When a judge realizes that no amount of time will change those twelve minds, there is only one option left. The gavel falls, the jury is thanked and dismissed, and the entire proceeding is wiped off the ledger. Legally, it is as if the trial never happened.
The Empty Spaces Left Behind
For the people who had lined the back rows of the courtroom every morning, the declaration of a mistrial felt like being told that the fire was still burning.

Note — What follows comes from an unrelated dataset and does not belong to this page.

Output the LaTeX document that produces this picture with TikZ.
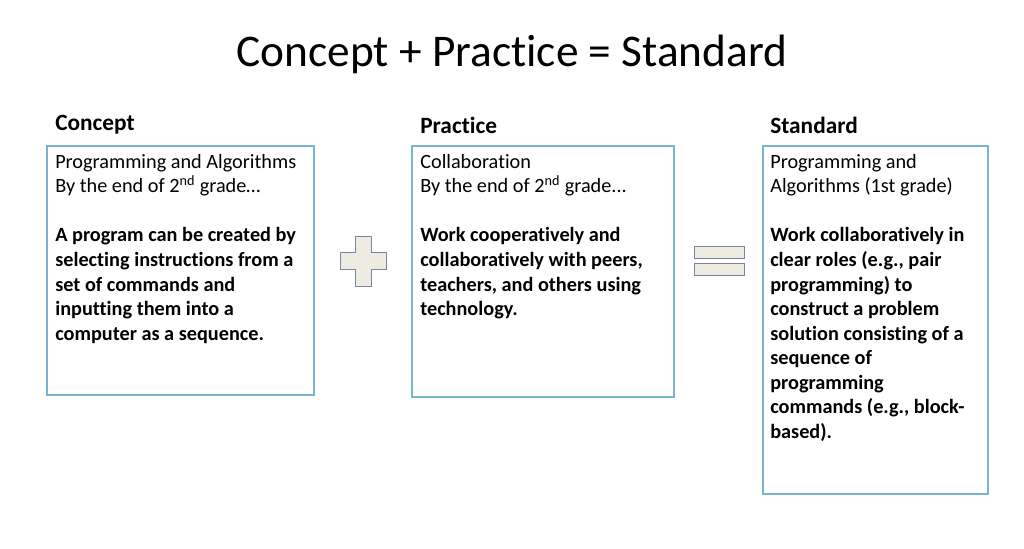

When a house burns down, the physical structure can eventually be rebuilt. The drywall goes up, the timber is replaced, and the smell of smoke eventually fades from the furniture. But the psychological structure of safety is much harder to restore. For the residents of the canyons, the trial was supposed to be the final retaining wall that kept the mudslide of anxiety at bay. It was supposed to provide a definitive ending to a chapter that began on that bronze afternoon in May.
Instead, the landscape remains exactly as it was before the lawyers made their opening statements. The suspect remains in custody or out on bail, awaiting a decision from the district attorney's office on whether to go through the entire agonizing process a second time. The witnesses will have to keep their memories sharp for another date on a calendar that hasn't been set yet. The investigators will have to dust off their files.
Consider what happens next for someone like Clara. She goes back to her home in the hills. The blackened hillsides are slowly being covered by opportunistic weeds and early chaparral growth, a deceptive green blanket over a scar that runs deep into the earth. She looks out at the ridge every afternoon when the wind starts to pick up from the ocean. She knows the legal system has its rules, its protocols, and its reasons for requiring total unanimity. She understands the theory of a fair trial.
But the theory doesn't stop her hands from shaking slightly when she checks the fire index on her phone. The legal system operates on the principle that a case is either closed or open. In the real world, the people who live in the path of the flames are stuck somewhere in between, watching the sky, waiting for the next season, and wondering if the ash will ever truly settle.